# Trailer Leaf Springs



## dantheman1 (Apr 28, 2008)

Broke 1 last week and going to replace both. They are 25' in size. Where in town can I get a replacement set?


----------



## H2OMARK (Oct 2, 2007)

I bought some at Bay Trailers in Robertsdale the same length, 5 leaf with square bend bolts and plates for right at $50 each. Just north of 140 of of 59


----------



## lastcast (Oct 12, 2007)

Eddie English or Robs.


----------



## AndyS (Nov 22, 2011)

Eddie English in Pace/Milton. Just bought a new axle & hubs from 'em & they matched the cheapest price I could find elsewhere .... even on the internet with no sales tax.

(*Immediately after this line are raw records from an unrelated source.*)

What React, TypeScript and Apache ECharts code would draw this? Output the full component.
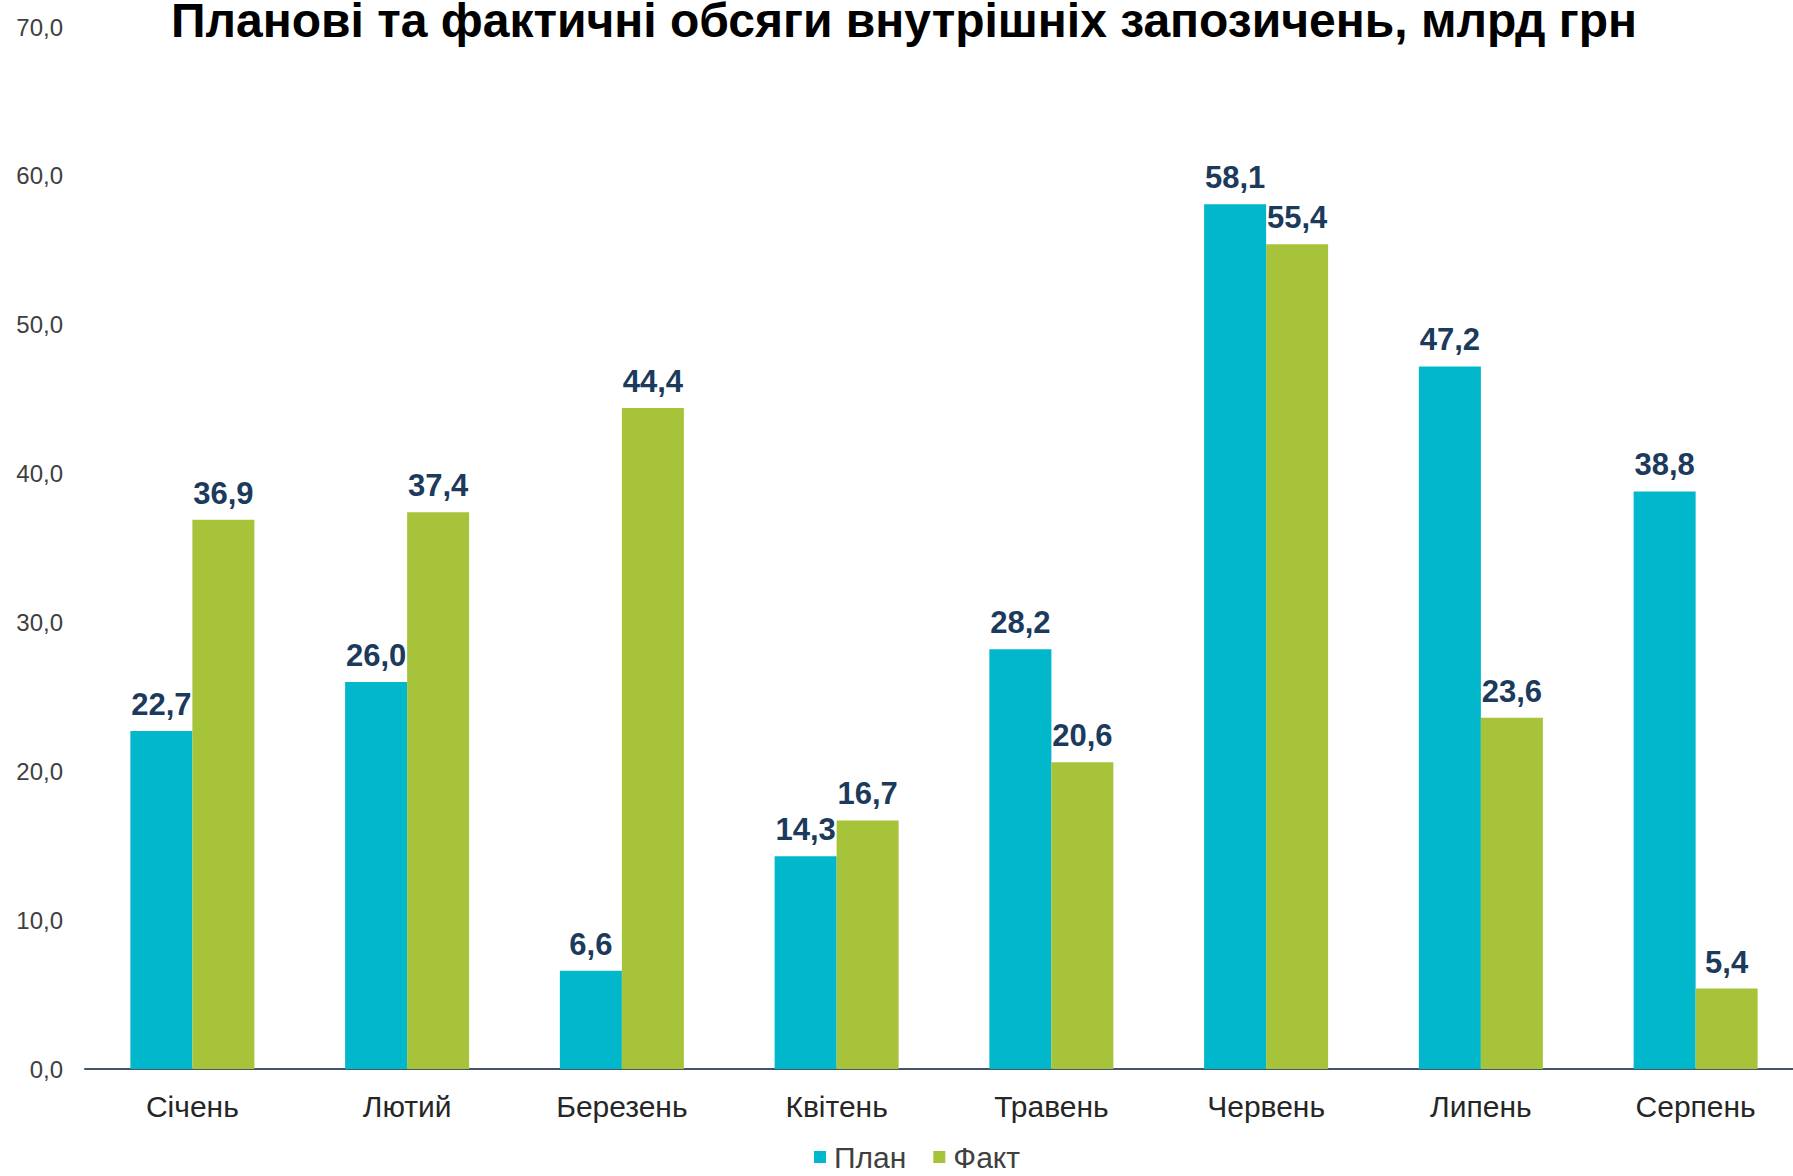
import React, { useEffect, useRef } from "react";
import * as echarts from "echarts";

const categories = ["Січень", "Лютий", "Березень", "Квітень", "Травень", "Червень", "Липень", "Серпень"];
const planValues = [22.7, 26.0, 6.6, 14.3, 28.2, 58.1, 47.2, 38.8];
const factValues = [36.9, 37.4, 44.4, 16.7, 20.6, 55.4, 23.6, 5.4];
const seriesNames = ["План", "Факт"];
const titleText = "Планові та фактичні обсяги внутрішніх запозичень, млрд грн";

const fmt = (v: number) => Number(v).toFixed(1).replace(".", ",");

export default function App() {
  const ref = useRef<HTMLDivElement>(null);
  useEffect(() => {
    if (!ref.current) return;
    const chart = echarts.init(ref.current, undefined, { renderer: "svg" });
    const labelStyle = {
      show: true,
      position: "top" as const,
      distance: 11,
      formatter: (p: any) => fmt(p.value),
      color: "#1B3A5C",
      fontFamily: "Liberation Sans, Arial, sans-serif",
      fontWeight: "bold" as const,
      fontSize: 31,
    };
    chart.setOption({
      animation: false,
      backgroundColor: "#ffffff",
      title: {
        text: titleText,
        left: 171,
        top: 4,
        padding: 0,
        textStyle: {
          fontFamily: "Liberation Sans, Arial, sans-serif",
          fontWeight: "bold",
          fontSize: 48,
          lineHeight: 32,
          color: "#000000",
        },
      },
      legend: {
        data: seriesNames,
        left: 809,
        top: 1137,
        icon: "rect",
        itemWidth: 12,
        itemHeight: 12,
        itemGap: 27,
        textStyle: {
          fontFamily: "Liberation Sans, Arial, sans-serif",
          fontSize: 30,
          color: "#404040",
          padding: [0, 0, 0, 3],
        },
      },
      grid: { left: 85, right: 0, top: 27, bottom: 107, containLabel: false },
      xAxis: {
        type: "category",
        data: categories,
        axisLine: { show: true, lineStyle: { color: "#44546A", width: 2 } },
        axisTick: { show: false },
        axisLabel: {
          margin: 22,
          fontFamily: "Liberation Sans, Arial, sans-serif",
          fontSize: 30,
          color: "#262626",
        },
      },
      yAxis: {
        type: "value",
        min: 0,
        max: 70,
        interval: 10,
        axisLine: { show: false },
        axisTick: { show: false },
        splitLine: { show: false },
        axisLabel: {
          margin: 22,
          formatter: (v: number) => fmt(v),
          fontFamily: "Liberation Sans, Arial, sans-serif",
          fontSize: 24,
          color: "#404040",
        },
      },
      series: [
        {
          name: seriesNames[0],
          type: "bar",
          data: planValues,
          barWidth: 62,
          barGap: "0%",
          itemStyle: { color: "#00B7CC" },
          label: labelStyle,
        },
        {
          name: seriesNames[1],
          type: "bar",
          data: factValues,
          barWidth: 62,
          barGap: "0%",
          itemStyle: { color: "#A6C33A" },
          label: labelStyle,
        },
      ],
    });
    return () => chart.dispose();
  }, []);
  return (
    <div style={{ position: "fixed", left: 0, top: 0, width: "1793px", height: "1176px", overflow: "hidden", background: "#fff" }}>
      <div ref={ref} style={{ position: "absolute", left: 0, top: 0, width: "1803px", height: "1176px" }} />
    </div>
  );
}
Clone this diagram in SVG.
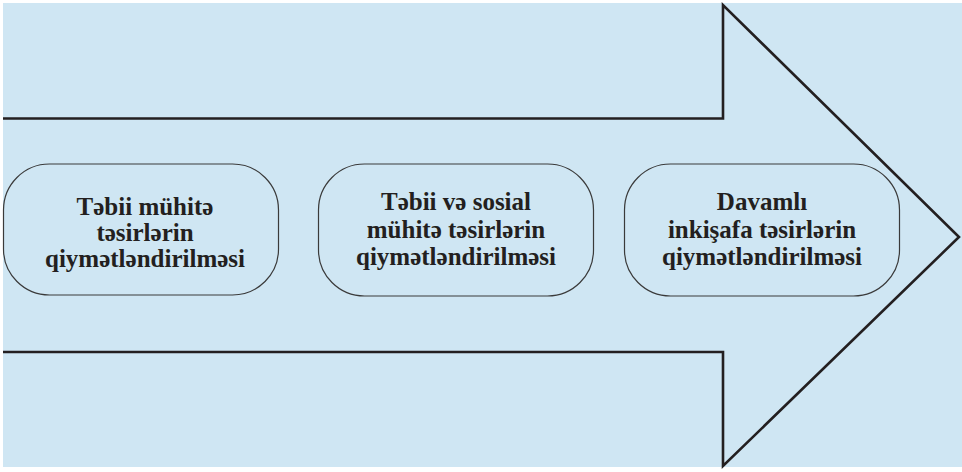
<svg xmlns="http://www.w3.org/2000/svg" width="962" height="472" viewBox="0 0 962 472">
<style>
.node{fill:none;stroke:#3a3a3a;stroke-width:1.2}
.lbl{font-family:"Liberation Serif","DejaVu Serif",serif;font-weight:bold;font-size:25px;fill:#231f20;text-anchor:middle}
.arrow{fill:none;stroke:#231f20;stroke-width:2.6;stroke-linejoin:miter}
</style>
<rect x="0" y="0" width="962" height="472" fill="#ffffff"/>
<rect x="3" y="3" width="959" height="464" fill="#cfe6f3"/>
<g id="connectors">
<path class="arrow" d="M3,118.5 H723 V5 L959,237 L723,466 V352 H3"/>
</g>
<g id="node1">
<rect class="node" x="3.5" y="164" width="275" height="131" rx="46" ry="46"/>
<text class="lbl" x="145" y="215">Təbii mühitə</text>
<text class="lbl" x="145" y="241">təsirlərin</text>
<text class="lbl" x="145" y="267">qiymətləndirilməsi</text>
</g>
<g id="node2">
<rect class="node" x="318.5" y="164" width="275" height="132" rx="46" ry="46"/>
<text class="lbl" x="456" y="210">Təbii və sosial</text>
<text class="lbl" x="456" y="238">mühitə təsirlərin</text>
<text class="lbl" x="456" y="265">qiymətləndirilməsi</text>
</g>
<g id="node3">
<rect class="node" x="624.5" y="164" width="275" height="132" rx="46" ry="46"/>
<text class="lbl" x="762" y="210">Davamlı</text>
<text class="lbl" x="762" y="238">inkişafa təsirlərin</text>
<text class="lbl" x="762" y="265">qiymətləndirilməsi</text>
</g>
</svg>
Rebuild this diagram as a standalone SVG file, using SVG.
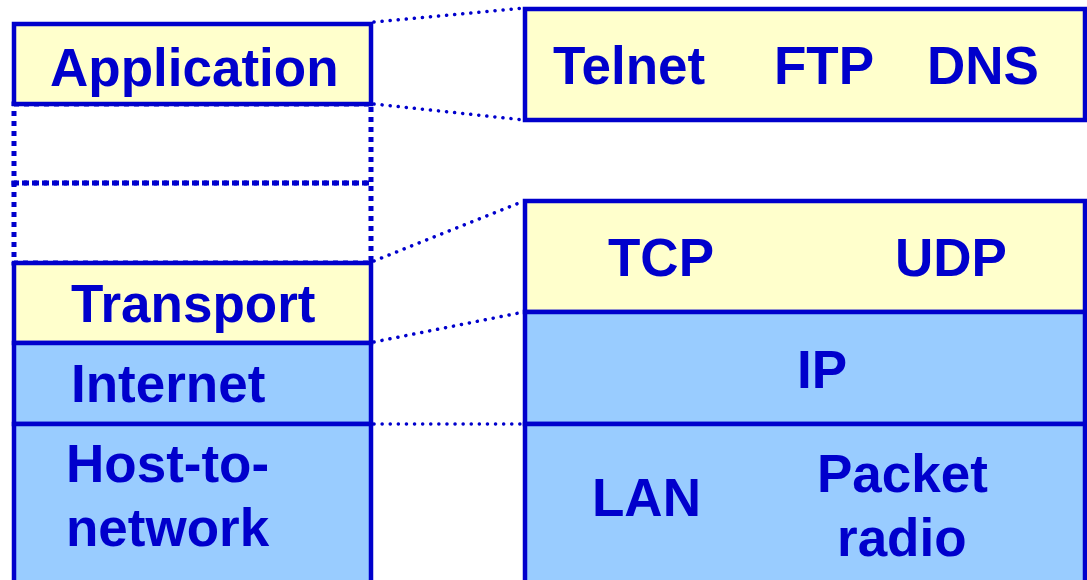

As to replacing your leaf springs .... well, like they say about voting in Chicago _"early & often"_


----------



## lastcast (Oct 12, 2007)

Hows your axle? Look at the torsion axles if you go to Eddies. Do away with springs.


----------



## dantheman1 (Apr 28, 2008)

Axle is fine. Actually how the spring broke wasn't even from me pulling it. Put the cover on and it filled up with water (from all the rain) and crushed the top two springs. They were rusted and about to go anyhow. Glad it happened like that and not going down the road. I'll head to Eddies tomorrow.


----------



## OLDBOB (Jan 27, 2013)

Go to Eddie. He's about a half mile West of Avalon Blvd on Rte. 90 in Pace (West Milton) on The North side. I just replace mine about a month ago.


----------